利用合适的溶剂液化生物质不仅可以把木质纤维资源转化成液体燃料，还可以将得到的低分子降解产物制备成所需的化学品和化工原料。选用价格低廉的多羟基醇类液化剂进行液化，研究了二甘醇(diethylene glycol, DEG)混合1,2-丙二醇(1,2-propanediol, PG)、传统的乙二醇(ethylene glycol, EG)混合PG (均6∶1 ω/ω)分别作为液化剂对玉米秸杆液化得率和所得生物油产品性能的影响。并采用气质联用技术（GC-MS）、傅里叶红外光谱技术（FTIR）、热裂解气相色谱-质谱联用技术（Py-GC/MS）和X-射线衍射技术（XRD）对玉米秸秆、生物油及液化残渣的纤维特性进行了分析。结果表明，当DEG与PG混合液化时，玉米秸秆生物油的得率为98.57%；而EG混合PG时的液化得率为96.08%。GC-MS分析表明，玉米秸秆生物油的主要组成成分为醇类和有机酸类，总含量高达97%以上，而EG混合PG液化所得的生物油中含有有机酸将近60%，这是造成生物油具有酸性和腐蚀性的主要原因，不利于液化反应的进行；利用FTIR检测生物油中一些分子量较大的低聚物的相应官能团，以弥补GC-MS检测的局限性，结果表明了液化体系中生成了很多活泼化学键，提高了反应体系的活性，并且生物油中包含了大量的C-O和C=O官能团，有力地佐证了GC-MS的检测分析结果。

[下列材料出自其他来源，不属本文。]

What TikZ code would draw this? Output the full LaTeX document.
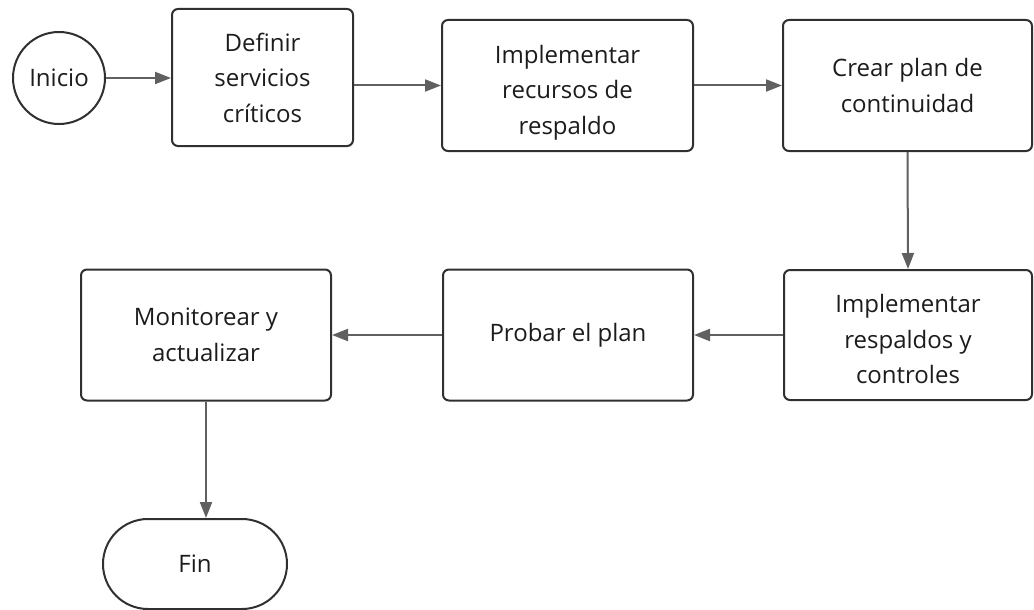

对两种液化残渣进行表征，Py-GC/MS结果表明，液化残渣的成分比较复杂，含有一定量非常难降解的大分子物质。这些物质可能是反应后期裂解的小分子重新聚合生成的大分子物质；可能是玉米秸秆本身存在一些不能被液化降解的成分；还有可能是降解的小分子物质与液化剂之间相互反应生成的新的高分子化合物。通过FTIR表明，在液化过程中，液化残渣中纤维素、半纤维素和木质素的特征吸收峰都消失了，表明三大组分的基本结构单元都被破坏，三大组分都发生了液化，并且木质素降解程度最大。利用XRD对液化残渣进行表征，液化破坏了碳水化合物所构成的聚合物晶体结构，导致纤维素大分子被裂解，表明纤维素在液化作用下遭到降解，液化程度高。最终，该实验选取液化效果较好的DEG复配PG作为玉米秸秆液化时的溶剂，这也为玉米秸秆液化生产低成本、高品质的生物油提供了一种高效、环保的工艺流程。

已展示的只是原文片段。